Thread on January 6th, mass shootings and THE DEVIL NEVER SLEEPS. As I wrote this weekend below, much too coy for some of you, we study crises not simply because of what they tell us about a moment but what they tell us about how we got to that moment. 1/
A crisis is unique, a specific kind of event. I use the word carefully. In wonk speak, it is a moment (known as the "boom") of surprise disruption that threatens a high priority value and presents a restricted amount of time in which a response can be made. 2/
So an active shooter or an attack on the capitol is a crisis, though in my work in THE DEVIL NEVER SLEEPS I'm hoping to take the surprise out of our planning. Nevertheless, they are also a moment that exposes something deeper, like a mirror to what is already wrong. 3/
In #Uvalde, we look for a specific explanation -- a broken radio, a weak incident commander -- but there won't be just one. There are so many, including a cover up that is a part of the crisis. I explain here the myth of the "single point of failure." 4/
The ethnic, political and power differentials in #Uvalde were already known.
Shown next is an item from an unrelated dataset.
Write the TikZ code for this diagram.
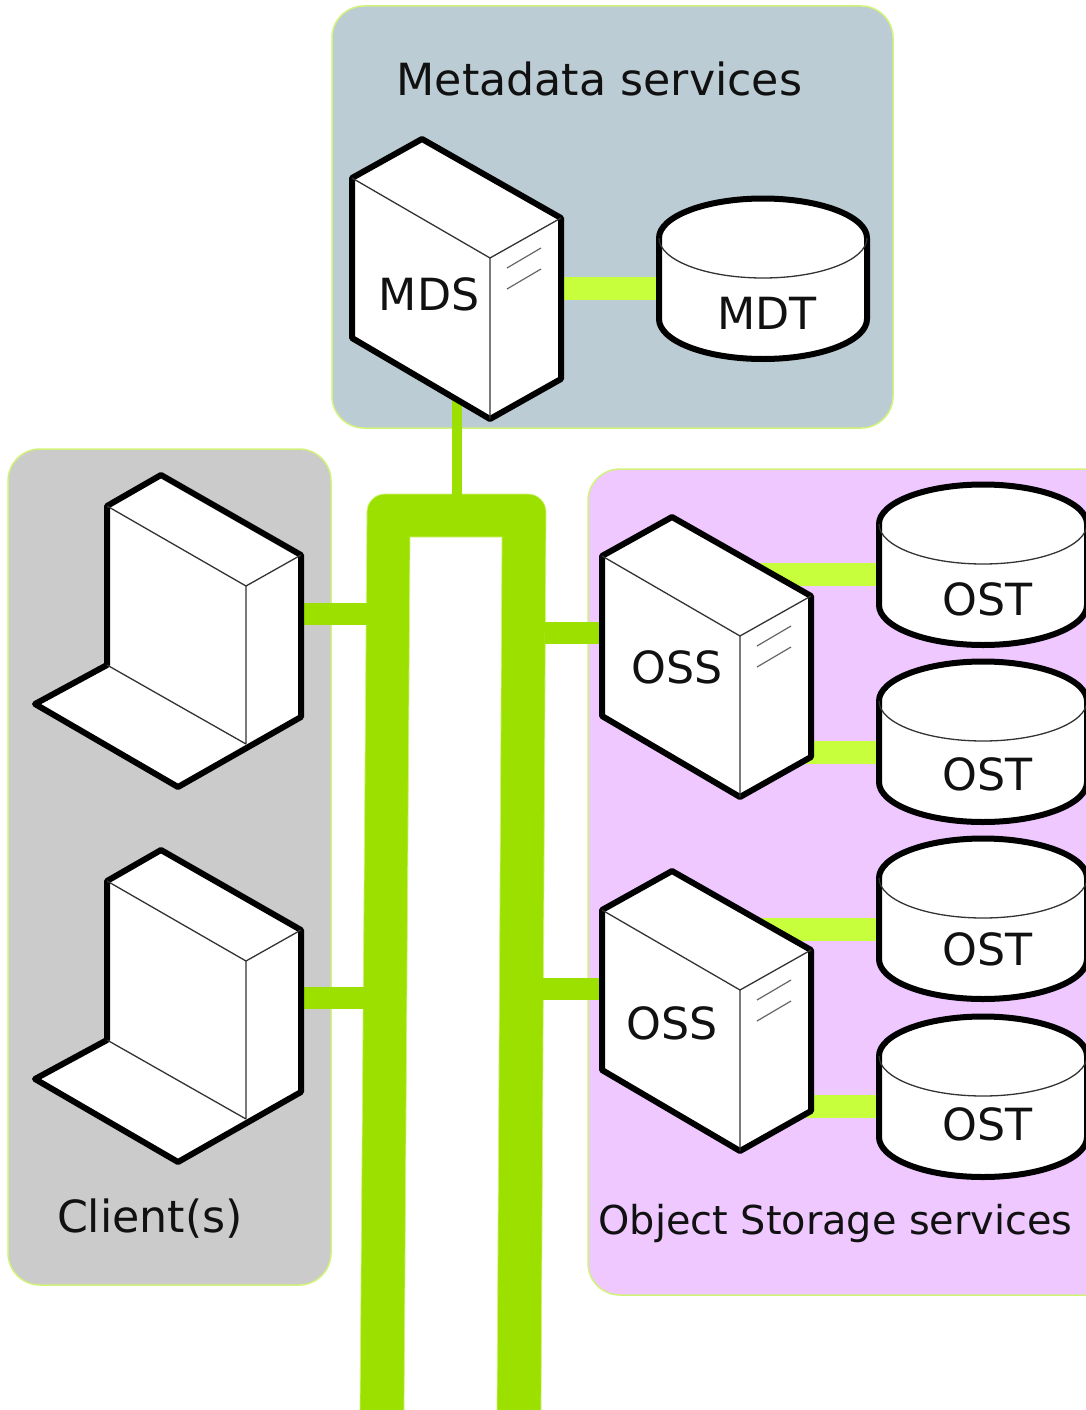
\documentclass[tikz,border=0pt]{standalone}
\usepackage{fontspec}
\setmainfont{DejaVu Sans}
\definecolor{busgreen}{HTML}{9CE000}
\definecolor{linkgreen}{HTML}{C8FF3C}
\definecolor{edgegreen}{HTML}{D2F27A}
\definecolor{mdsbg}{HTML}{BBCCD4}
\definecolor{clientbg}{HTML}{CBCBCB}
\definecolor{ossbg}{HTML}{EFC8FF}
\definecolor{ink}{HTML}{111111}
\tikzset{
  zonebox/.style={fill=#1,draw=edgegreen,line width=1.5pt,rounded corners=32pt},
  buslink/.style={draw=busgreen,line width=22pt},
  disklink/.style={draw=linkgreen,line width=23pt},
  solid body/.style={fill=white,draw=black,line width=6pt,line join=round},
  thin edge/.style={draw=black!80,line width=1.3pt},
  vent/.style={draw=black!60,line width=1.2pt},
  biglabel/.style={anchor=base,inner sep=0pt,text=ink,font=\fontsize{44.3}{50}\selectfont},
  smalllabel/.style={anchor=base,inner sep=0pt,text=ink,font=\fontsize{39.8}{46}\selectfont}
}
\newcommand{\serverbox}[6]{%
  \begin{scope}[shift={(#2,#3)}]
    \path[solid body] (0,0) -- (70,-39) -- (209,40) -- (209,201) -- (138,241) -- (0,160) -- cycle;
    \draw[thin edge] (0,0) -- (138,80) -- (209,40) (138,80) -- (138,241);
    \draw[vent] (155,90) -- (189,70) (155,111) -- (189,91);
    \node[biglabel] (#1) at (#4,#5) {#6};
  \end{scope}}
\newcommand{\clientbox}[3]{%
  \begin{scope}[shift={(#2,#3)}]
    \path[solid body] (0,0) -- (54,-31) -- (194,49) -- (194,211) -- (71,281) -- (-72,198) -- (0,159) -- cycle;
    \draw[thin edge] (0,0) -- (139,80) -- (194,49) (139,80) -- (139,238) (0,159) -- (139,238);
  \end{scope}
  \coordinate (#1) at (#2,#3);}
\newcommand{\diskunit}[6]{%
  \begin{scope}[shift={(#2,#3)}]
    \path[solid body] (-104,0) .. controls (-104,-21.5) and (-57.4,-39.5) .. (0,-39.5)
      .. controls (57.4,-39.5) and (104,-21.5) .. (104,0) -- (104,81)
      .. controls (104,103) and (57.4,121) .. (0,121)
      .. controls (-57.4,121) and (-104,103) .. (-104,81) -- cycle;
    \draw[thin edge] (-104,0) .. controls (-104,22) and (-57.4,40) .. (0,40)
      .. controls (57.4,40) and (104,22) .. (104,0);
    \node[biglabel] (#1) at (#5,#6) {#4};
  \end{scope}}
\begin{document}
\begin{tikzpicture}[x=1pt,y=-1pt]
\clip (0,0) rectangle (1086,1410);
\fill[white] (0,0) rectangle (1086,1410);
% zones
\path[zonebox=mdsbg] (332,6) rectangle (893,428);
\path[zonebox=clientbg] (8,449) rectangle (331,1285);
\path[zonebox=ossbg] (588,469) rectangle (1120,1295);
% bus
\path[fill=busgreen,draw=edgegreen,line width=.7pt]
  (360,1412) -- (367,512) .. controls (367,502) and (375,494) .. (385,494)
  -- (528,494) .. controls (538,494) and (546,502) .. (546,512)
  -- (541,1412) -- (497,1412) -- (502,537) -- (410,537) -- (404,1412) -- cycle;
% connector ends
\coordinate (mdsDown) at (457,400);
\coordinate (busTop) at (457,495);
\coordinate (cl1R) at (298,613.5);
\coordinate (cl1B) at (368,613.5);
\coordinate (cl2R) at (298,997.5);
\coordinate (cl2B) at (364,997.5);
\coordinate (oss1B) at (545,632.5);
\coordinate (oss1L) at (604,632.5);
\coordinate (oss2B) at (541,988.5);
\coordinate (oss2L) at (604,988.5);
\coordinate (mdsR) at (558,288.5);
\coordinate (mdtL) at (662,288.5);
\coordinate (a1) at (760,574);
\coordinate (a2) at (884,574);
\coordinate (b1) at (805,752);
\coordinate (b2) at (884,752);
\coordinate (c1) at (760,929);
\coordinate (c2) at (884,929);
\coordinate (d1) at (805,1106);
\coordinate (d2) at (884,1106);
% connectors
\draw[buslink,line width=10pt] (mdsDown) -- (busTop);
\draw[buslink] (cl1R) -- (cl1B);
\draw[buslink] (cl2R) -- (cl2B);
\draw[buslink] (oss1B) -- (oss1L);
\draw[buslink] (oss2B) -- (oss2L);
\draw[disklink] (mdsR) -- (mdtL);
\draw[disklink] (a1) -- (a2);
\draw[disklink] (b1) -- (b2);
\draw[disklink] (c1) -- (c2);
\draw[disklink] (d1) -- (d2);
% machines
\serverbox{mds}{352}{178}{77}{132}{MDS}
\serverbox{ossA}{602}{556}{75}{127}{OSS}
\serverbox{ossB}{602}{910}{70}{129.5}{OSS}
\clientbox{clientA}{107}{506}
\clientbox{clientB}{107}{881}
% disks
\diskunit{MDT}{763}{238}{MDT}{4}{91}
\diskunit{OSTa}{983}{524}{OST}{5}{91}
\diskunit{OSTb}{983}{701}{OST}{5}{89}
\diskunit{OSTc}{983}{878}{OST}{5}{87}
\diskunit{OSTd}{983}{1056}{OST}{5}{84}
% titles
\node[biglabel] (metaTitle) at (599.5,96) {Metadata services};
\node[biglabel] (clientTitle) at (150,1232) {Client(s)};
\node[smalllabel] (ossTitle) at (835.5,1234) {Object Storage services};
\end{tikzpicture}
\end{document}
The coverup makes all understanding somewhat suspect, inconclusive. This story on how to even pronounce #Uvalde says so much about those fissures. 5/
As we enter the 1/6 hearings, and what they will disclose, the day of crisis itself is merely the culmination of a tactic used by the WH to utilize violence or the threat of violence for political gain. There were other tactics -- some in court, politics, the states. 6/
There is so much talk now about the narrative of 1/6. Details matter. But there won't be a single point of failure. I think of it as a hurricane whose contours were known and understood, whose warnings were ignored, and that hit a place already weak, divided, not resilient. 7/
There is a day of crisis -- a Category 5 -- but
the levees were already crumbling and the institutions already frail. 8/
We focus on a school shooting or 1/6, the moment of boom, because life is at stake. But we go back because we will learn, as we are in Texas and will in DC, that none of it could be described as unimaginable. 9/
I write about this -- about memory and disasters, single points of failure, and what we can learn and unlearn from stories of disasters -- and have been sheepish about talking about it of late, the strange balance of a professional career that is more relevant in tragedy. 10/
But THE DEVIL NEVER SLEEPS was intended to help all of us by not simply teaching us to learn to fail, safer and understand what has been missing in how we think about disasters and crises.